In a landmark move for India’s non-banking financial sector, the Reserve Bank of India (RBI) has officially granted Self-Regulatory Organisation (SRO) status to the Finance Industry Development Council (FIDC).
This step is aimed at strengthening governance, improving compliance standards, and ensuring a more accountable and transparent NBFC ecosystem.
What is FIDC?
The Finance Industry Development Council (FIDC) is a representative body for asset and loan financing NBFCs in India. It plays a pivotal role in voicing industry concerns, shaping policy discussions, and ensuring ethical lending practices among non-bank lenders.
With this new recognition, FIDC will now serve as the official SRO under RBI oversight — helping to bridge communication between regulators and NBFCs.
Significance of RBI’s Decision
🏛️ 1. Strengthening NBFC Governance
The SRO status empowers FIDC to formulate best practices, monitor member behavior, and enforce compliance guidelines, ensuring higher operational integrity across the sector.
🔍 2. Improving Transparency
FIDC will help improve data collection, grievance redressal, and regulatory reporting, making the NBFC sector more transparent to both investors and consumers.
⚙️ 3. Promoting Ethical Conduct
As an SRO, FIDC can discipline members, prevent unethical practices like mis-selling or overcharging, and ensure that customer interests remain protected.
💬 4. Strengthening Industry-Regulator Collaboration
RBI aims to decentralize supervision by leveraging SROs like FIDC — allowing for smoother communication and better industry feedback.
What It Means for the NBFC Sector
Higher Accountability: NBFCs will now operate under peer-based regulatory oversight in addition to RBI supervision.
Better Industry Discipline: The move encourages self-regulation and market discipline, reducing the need for frequent RBI interventions.
Improved Credibility: This status enhances global and investor confidence in India’s NBFC space, especially in areas like microfinance, vehicle loans, and SME lending.
Challenges Ahead
While the SRO model is promising, its success depends on how effectively FIDC:
Implements code of conduct guidelines.
Manages member compliance without bias.
Coordinates with RBI on policy feedback loops.
Sustained cooperation and capacity building will be key to making this framework robust.
Conclusion
The RBI’s move to grant self-regulatory status to FIDC marks a major milestone in NBFC regulation. It represents a shift from pure regulatory control to collaborative governance, empowering the industry to maintain high standards of transparency, accountability, and customer protection.
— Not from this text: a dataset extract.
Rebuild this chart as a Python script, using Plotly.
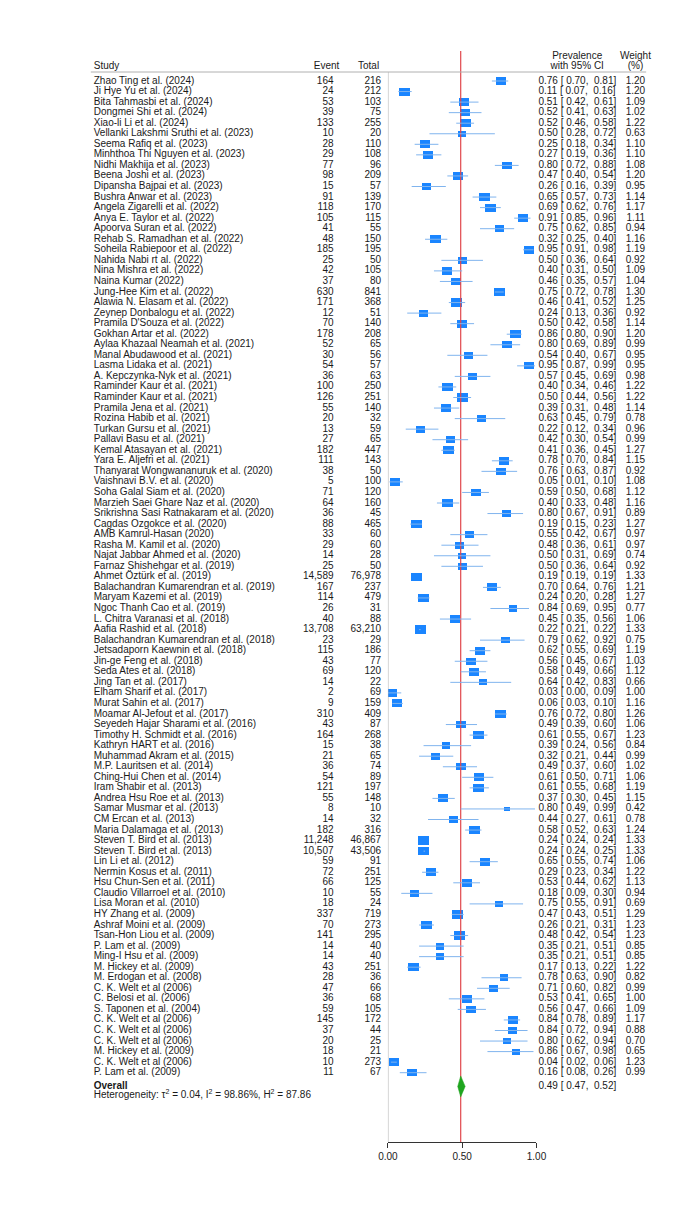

As NBFCs continue to play a vital role in driving credit inclusion, this model could serve as a blueprint for future financial sector reforms in India.
FAQ:
Q1. What is the role of an SRO in the NBFC sector?
A: An SRO enforces ethical standards, monitors member behavior, and ensures compliance within the industry under RBI oversight.
Q2. What does this mean for NBFCs?
A: NBFCs will now adhere to stricter self-regulation norms, improving transparency and governance.
Q3. Is FIDC the first SRO for NBFCs?
A: Yes, FIDC is the first RBI-recognized SRO for the NBFC sector in India.
Q4. How will customers benefit from this move?
A: Customers can expect more responsible lending practices, better grievance redressal, and higher transparency.
Q5. Will RBI still regulate NBFCs?
A: Yes, RBI remains the ultimate regulator, but FIDC will handle industry-level oversight and coordination.